Top-Erlebnis: Domaine Santa Duc "Les Hautes Garrigues" (ca. 35-45 Euro) – biodynamisch, alte Reben, Höhenlage. Dieser Wein zeigt, was Gigondas kann: Kraft mit Eleganz, Würze mit Mineralität, Tiefe mit Frische.
Aging-Tipp: Kaufe Gigondas aus einem großen Jahrgang (2015, 2016, 2019) und lagere ihn 10 Jahre. Die Transformation ist spektakulär – von fruchtbetont-kraftvoll zu komplex-tertiär mit Trüffel, Leder und Unterholz.

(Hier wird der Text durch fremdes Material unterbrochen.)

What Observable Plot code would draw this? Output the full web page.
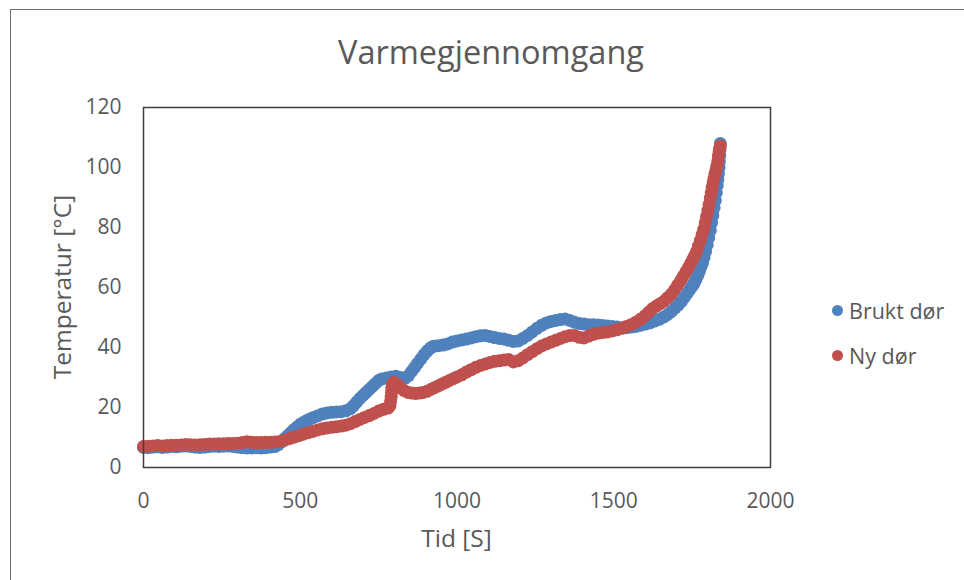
<!DOCTYPE html>
<html>
<head>
<meta charset="utf-8">
<script src="https://cdn.jsdelivr.net/npm/d3@7"></script>
<script src="https://cdn.jsdelivr.net/npm/@observablehq/plot@0.6"></script>
<style>
  html, body { margin: 0; padding: 0; background: #fff; }
  body { width: 964px; height: 580px; overflow: hidden; position: relative; font-family: "Open Sans", sans-serif; color: #595959; }
  #border { position: absolute; left: 10px; top: 9px; width: 2000px; height: 2000px; border: 1.5px solid #6e6e6e; box-sizing: border-box; }
  #chart { position: absolute; left: 0; top: 0; }
  .txt { position: absolute; white-space: nowrap; color: #595959; line-height: 1; }
  #title { left: 0; width: 982px; text-align: center; top: 36px; font-size: 32.5px; }
  #xlabel { left: 143px; width: 627px; text-align: center; top: 526px; font-size: 24.5px; }
  #ylabel { left: 62px; top: 287px; font-size: 24.5px; transform: translate(-50%, -50%) rotate(-90deg); }
  .leg { position: absolute; left: 832px; font-size: 21.5px; display: flex; align-items: center; color: #595959; white-space: nowrap; }
  .leg span.sw { display: inline-block; width: 11px; height: 11px; border-radius: 50%; margin-right: 6px; }
</style>
</head>
<body>
<div id="border"></div>
<div id="chart"></div>
<div id="title" class="txt">Varmegjennomgang</div>
<div id="xlabel" class="txt">Tid [S]</div>
<div id="ylabel" class="txt">Temperatur [°C]</div>
<div id="legend"></div>
<script>
// Series names and colours
const seriesNames = ["Brukt dør", "Ny dør"];
const seriesColors = ["#4F81BD", "#C0504D"];

// Axis ticks
const xTicks = [0, 500, 1000, 1500, 2000];
const yTicks = [0, 20, 40, 60, 80, 100, 120];

// Brukt dør (used door): time [s] and temperature [°C]
const bruktTid = [0,15,30,45,60,75,90,105,120,135,150,165,180,195,210,225,240,255,270,285,300,315,330,345,360,375,390,405,420,430,440,450,460,470,480,490,500,510,520,530,540,555,570,585,600,615,630,645,660,670,680,690,700,710,720,730,740,750,760,775,790,805,820,835,845,855,865,875,885,895,905,915,925,940,955,970,985,1000,1015,1030,1045,1060,1075,1090,1105,1120,1135,1150,1165,1180,1195,1210,1225,1240,1255,1270,1285,1300,1315,1330,1345,1360,1375,1390,1405,1420,1435,1450,1465,1480,1495,1510,1525,1540,1555,1570,1585,1600,1615,1630,1645,1660,1672,1684,1696,1706,1716,1726,1734,1742,1750,1756,1762,1768,1773,1778,1783,1788,1793,1798,1803,1808,1812,1816,1820,1824,1827,1830,1832,1834,1836,1837,1838,1839,1840];
const bruktTemp = [6.7,6.6,6.8,6.9,6.7,6.8,7.0,6.9,7.1,7.2,7.0,6.8,6.7,6.8,7.0,7.1,7.0,7.1,7.2,7.0,6.8,6.6,6.5,6.5,6.6,6.5,6.6,6.8,7.0,7.6,8.5,9.6,10.6,11.6,12.6,13.5,14.4,15.0,15.6,16.1,16.6,17.2,17.8,18.2,18.4,18.5,18.6,18.9,19.6,20.6,21.8,23.0,24.0,25.0,26.0,27.0,28.0,29.0,29.5,29.8,30.2,30.4,30.0,29.8,30.6,32.0,33.4,34.8,36.2,37.6,38.8,39.8,40.4,40.6,40.8,41.2,41.8,42.2,42.5,42.8,43.2,43.6,43.9,44.0,43.7,43.3,43.0,42.8,42.4,42.0,42.2,43.0,44.0,45.2,46.4,47.4,48.2,48.7,49.0,49.3,49.5,49.0,48.4,48.0,47.8,47.6,47.6,47.5,47.3,47.2,47.0,46.8,46.6,46.6,46.8,47.0,47.4,47.8,48.2,48.8,49.4,50.2,51.0,52.0,53.2,54.2,55.4,56.8,58.0,59.2,60.4,61.4,62.6,64.0,65.4,66.8,68.2,70.0,72.0,74.2,76.6,79.0,81.5,84.0,86.5,89.0,91.5,94.0,96.0,98.0,100.0,102.0,104.0,106.0,108.0];

// Ny dør (new door): time [s] and temperature [°C]
const nyTid = [0,15,30,45,60,75,90,105,120,135,150,165,180,195,210,225,240,255,270,285,300,315,330,345,360,375,390,405,420,435,450,465,480,495,510,525,540,555,570,585,600,615,630,645,660,675,690,705,720,735,750,765,780,786,788,790,791,792,794,798,806,814,822,832,844,856,868,880,892,904,916,928,940,952,964,976,988,1000,1015,1030,1045,1060,1075,1090,1105,1120,1135,1150,1165,1180,1195,1210,1225,1240,1255,1270,1285,1300,1315,1330,1345,1360,1375,1390,1405,1420,1435,1450,1465,1480,1495,1510,1525,1540,1555,1570,1585,1600,1612,1624,1636,1648,1660,1672,1684,1694,1704,1714,1722,1730,1738,1745,1752,1758,1764,1770,1776,1782,1787,1792,1796,1800,1804,1808,1811,1814,1817,1820,1823,1826,1829,1832,1834,1836,1838,1840];
const nyTemp = [7.0,7.1,7.2,7.3,7.2,7.3,7.4,7.4,7.5,7.7,7.6,7.5,7.6,7.7,7.8,7.8,7.9,7.9,8.0,8.0,8.1,8.3,8.6,8.4,8.3,8.3,8.4,8.4,8.5,8.7,9.1,9.6,10.1,10.6,11.1,11.6,12.0,12.5,12.9,13.2,13.4,13.6,13.8,14.1,14.6,15.3,16.0,16.7,17.3,18.0,18.8,19.4,19.8,20.5,22.0,23.5,25.0,26.5,27.8,28.4,28.0,27.2,26.4,25.6,25.0,24.8,24.7,24.8,25.0,25.4,26.0,26.6,27.2,27.8,28.4,29.0,29.6,30.2,30.9,31.8,32.6,33.4,34.0,34.5,35.0,35.4,35.6,35.8,36.0,35.2,35.6,36.5,37.6,38.6,39.6,40.5,41.2,41.8,42.4,43.0,43.6,44.0,44.0,43.4,43.2,43.8,44.4,44.8,45.0,45.2,45.5,45.9,46.4,47.0,47.6,48.4,49.4,50.6,51.8,53.0,53.8,54.6,55.4,56.6,57.8,59.2,60.8,62.4,63.8,65.2,66.6,68.0,69.4,70.6,72.0,73.8,75.6,77.6,79.4,81.6,83.6,85.6,87.6,89.8,91.6,93.4,95.0,96.4,97.8,99.2,100.6,102.2,103.8,105.2,106.4,107.2];

const brukt = bruktTid.map((t, i) => ({ tid: t, temp: bruktTemp[i], serie: seriesNames[0] }));
const ny = nyTid.map((t, i) => ({ tid: t, temp: nyTemp[i], serie: seriesNames[1] }));

const chart = Plot.plot({
  width: 964,
  height: 580,
  marginLeft: 143,
  marginRight: 194,
  marginTop: 107,
  marginBottom: 113,
  style: { fontFamily: "'Open Sans', sans-serif", color: "#595959", background: "transparent", overflow: "visible" },
  x: { domain: [0, 2000] },
  y: { domain: [0, 120] },
  marks: [
    Plot.dot(brukt, { x: "tid", y: "temp", r: 6.5, fill: seriesColors[0], stroke: "none" }),
    Plot.dot(ny, { x: "tid", y: "temp", r: 6.5, fill: seriesColors[1], stroke: "none" }),
    Plot.frame({ stroke: "#3f3f3f", strokeWidth: 1.5 }),
    Plot.axisX({ ticks: xTicks, tickFormat: d => String(d), tickSize: 0, tickPadding: 26, fontSize: 21, label: null, fill: "#595959" }),
    Plot.axisY({ ticks: yTicks, tickFormat: d => String(d), tickSize: 0, tickPadding: 22, fontSize: 21, label: null, fill: "#595959" })
  ]
});
document.getElementById("chart").appendChild(chart);

// Legend
const legend = document.getElementById("legend");
const legendTops = [296, 341];
seriesNames.forEach((name, i) => {
  const item = document.createElement("div");
  item.className = "leg";
  item.style.top = legendTops[i] + "px";
  item.innerHTML = `<span class="sw" style="background:${seriesColors[i]}"></span><span>${name}</span>`;
  legend.appendChild(item);
});
</script>
</body>
</html>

Pairing: Gigondas zu Daube Provençale (Rindsschmorbraten mit Rotwein, Oliven, Kräutern) oder Wild (Wildschwein, Reh) mit Pilzen und Wurzelgemüse. Die würzigen, erdigen Noten des Weins spiegeln das Wild und die Pilze perfekt.
Besuchstipp: Gigondas ist ein charmantes provenzalisches Dorf mit spektakulärem Blick auf die Dentelles. Besuche im Herbst (September/Oktober) während der Weinlese, spaziere durch die Weinberge zu den Dentelles, und verkost e bei mehreren Produzenten. Die Kombination aus Landschaft, Wein und provenzalischer Lebensart ist magisch!
Geheimtipp: Gigondas Rosé (nur 2-3% der Produktion) – elegant, kraftvoll, mit mehr Struktur als Provence-Rosé. Perfekt zu gegrilltem Fisch oder Ratatouille. Schwer zu finden, aber ein Juwel!